• _Given request_
Transcribe all of the material below word for word and leave out its pictures.

• _Supplied data_
------------------------------------------------

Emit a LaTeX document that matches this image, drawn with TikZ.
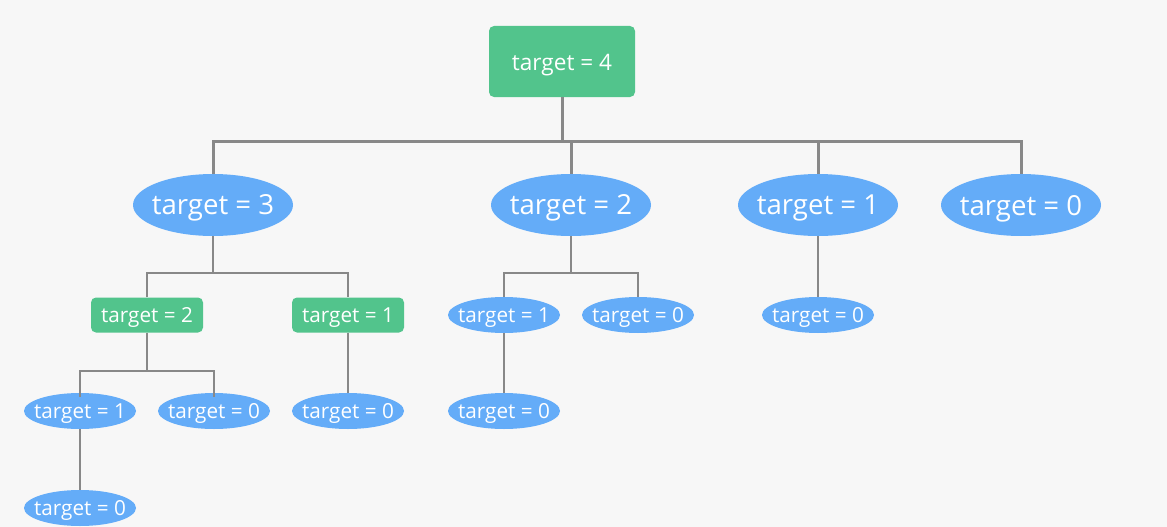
\documentclass[tikz,border=0pt]{standalone}
\usepackage{fontspec}
\setmainfont{Open Sans}
\usetikzlibrary{shapes.geometric}
\definecolor{bg}{HTML}{F7F7F7}
\definecolor{gbox}{HTML}{52C48C}
\definecolor{bell}{HTML}{64ACF8}
\definecolor{lin}{HTML}{888888}
\newcommand{\zb}[1]{\makebox[0pt]{#1}}
\begin{document}
\begin{tikzpicture}[x=1pt,y=-1pt,
  every node/.style={text depth=0pt},
  rootbox/.style={fill=gbox,rounded corners=5pt,minimum width=146pt,minimum height=71pt,inner sep=0pt,text=white,font=\fontsize{22.6}{26}\selectfont},
  gbig/.style={fill=gbox,rounded corners=5pt,minimum width=112pt,minimum height=35pt,inner sep=0pt,text=white,font=\fontsize{20.7}{24}\selectfont},
  ebig/.style={ellipse,fill=bell,minimum width=160pt,minimum height=62pt,inner sep=0pt,text=white,font=\fontsize{27.6}{32}\selectfont},
  esmall/.style={ellipse,fill=bell,minimum width=112pt,minimum height=36pt,inner sep=0pt,text=white,font=\fontsize{20.7}{24}\selectfont},
  thick line/.style={draw=lin,line width=3pt},
  thin line/.style={draw=lin,line width=1.6pt}]
\fill[bg] (0,0) rectangle (1167,527);
\useasboundingbox (0,0) rectangle (1167,527);

\node[rootbox] (r) at (562,61.5) {\raisebox{-2pt}{target = 4}};
\node[ebig] (a) at (213,205) {\zb{target = 3}};
\node[ebig] (b) at (571,205) {\zb{target = 2}};
\node[ebig] (c) at (818,205) {\zb{target = 1}};
\node[ebig] (d) at (1021,205) {\zb{target = 0}};

\node[gbig] (a1) at (147,315) {target = 2};
\node[gbig] (a2) at (348,315) {target = 1};
\node[esmall] (b1) at (504,315) {\zb{target = 1}};
\node[esmall] (b2) at (638,315) {\zb{target = 0}};
\node[esmall] (c1) at (818,315) {\zb{target = 0}};

\node[esmall] (a11) at (80,411) {\zb{target = 1}};
\node[esmall] (a12) at (214,411) {\zb{target = 0}};
\node[esmall] (a21) at (348,411) {\zb{target = 0}};
\node[esmall] (b11) at (504,411) {\zb{target = 0}};
\node[esmall] (a111) at (80,508) {\zb{target = 0}};

\coordinate (bus) at (562,141);
\draw[thick line] (r.south) -- (bus);
\draw[thick line] (a.north) |- (bus) -| (d.north);
\draw[thick line] (b.north) -- (b.north |- bus);
\draw[thick line] (c.north) -- (c.north |- bus);

\coordinate (abus) at (213,273);
\draw[thin line] (a.south) -- (abus);
\draw[thin line] (a1.north) |- (abus) -| (a2.north);

\coordinate (bbus) at (571,273);
\draw[thin line] (b.south) -- (bbus);
\draw[thin line] (b1.north) |- (bbus) -| (b2.north);

\draw[thin line] (c.south) -- (c1.north);

\coordinate (a1bus) at (147,371);
\draw[thin line] (a1.south) -- (a1bus);
\draw[thin line] ([yshift=-4pt]a11.north) |- (a1bus) -| ([yshift=-4pt]a12.north);

\draw[thin line] (a2.south) -- (a21.north);
\draw[thin line] (b1.south) -- (b11.north);
\draw[thin line] (a11.south) -- (a111.north);
\end{tikzpicture}
\end{document}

------------------------------------------------

• _Finished exercise_
Emit a LaTeX document that matches this image, drawn with TikZ.
\documentclass[tikz,border=0pt]{standalone}
\usepackage{fontspec}
\setmainfont{Open Sans}
\usetikzlibrary{shapes.geometric}
\definecolor{bg}{HTML}{F7F7F7}
\definecolor{gbox}{HTML}{52C48C}
\definecolor{bell}{HTML}{64ACF8}
\definecolor{lin}{HTML}{888888}
\newcommand{\zb}[1]{\makebox[0pt]{#1}}
\begin{document}
\begin{tikzpicture}[x=1pt,y=-1pt,
  every node/.style={text depth=0pt},
  rootbox/.style={fill=gbox,rounded corners=5pt,minimum width=146pt,minimum height=71pt,inner sep=0pt,text=white,font=\fontsize{22.6}{26}\selectfont},
  gbig/.style={fill=gbox,rounded corners=5pt,minimum width=112pt,minimum height=35pt,inner sep=0pt,text=white,font=\fontsize{20.7}{24}\selectfont},
  ebig/.style={ellipse,fill=bell,minimum width=160pt,minimum height=62pt,inner sep=0pt,text=white,font=\fontsize{27.6}{32}\selectfont},
  esmall/.style={ellipse,fill=bell,minimum width=112pt,minimum height=36pt,inner sep=0pt,text=white,font=\fontsize{20.7}{24}\selectfont},
  thick line/.style={draw=lin,line width=3pt},
  thin line/.style={draw=lin,line width=1.6pt}]
\fill[bg] (0,0) rectangle (1167,527);
\useasboundingbox (0,0) rectangle (1167,527);

\node[rootbox] (r) at (562,61.5) {\raisebox{-2pt}{target = 4}};
\node[ebig] (a) at (213,205) {\zb{target = 3}};
\node[ebig] (b) at (571,205) {\zb{target = 2}};
\node[ebig] (c) at (818,205) {\zb{target = 1}};
\node[ebig] (d) at (1021,205) {\zb{target = 0}};

\node[gbig] (a1) at (147,315) {target = 2};
\node[gbig] (a2) at (348,315) {target = 1};
\node[esmall] (b1) at (504,315) {\zb{target = 1}};
\node[esmall] (b2) at (638,315) {\zb{target = 0}};
\node[esmall] (c1) at (818,315) {\zb{target = 0}};

\node[esmall] (a11) at (80,411) {\zb{target = 1}};
\node[esmall] (a12) at (214,411) {\zb{target = 0}};
\node[esmall] (a21) at (348,411) {\zb{target = 0}};
\node[esmall] (b11) at (504,411) {\zb{target = 0}};
\node[esmall] (a111) at (80,508) {\zb{target = 0}};

\coordinate (bus) at (562,141);
\draw[thick line] (r.south) -- (bus);
\draw[thick line] (a.north) |- (bus) -| (d.north);
\draw[thick line] (b.north) -- (b.north |- bus);
\draw[thick line] (c.north) -- (c.north |- bus);

\coordinate (abus) at (213,273);
\draw[thin line] (a.south) -- (abus);
\draw[thin line] (a1.north) |- (abus) -| (a2.north);

\coordinate (bbus) at (571,273);
\draw[thin line] (b.south) -- (bbus);
\draw[thin line] (b1.north) |- (bbus) -| (b2.north);

\draw[thin line] (c.south) -- (c1.north);

\coordinate (a1bus) at (147,371);
\draw[thin line] (a1.south) -- (a1bus);
\draw[thin line] ([yshift=-4pt]a11.north) |- (a1bus) -| ([yshift=-4pt]a12.north);

\draw[thin line] (a2.south) -- (a21.north);
\draw[thin line] (b1.south) -- (b11.north);
\draw[thin line] (a11.south) -- (a111.north);
\end{tikzpicture}
\end{document}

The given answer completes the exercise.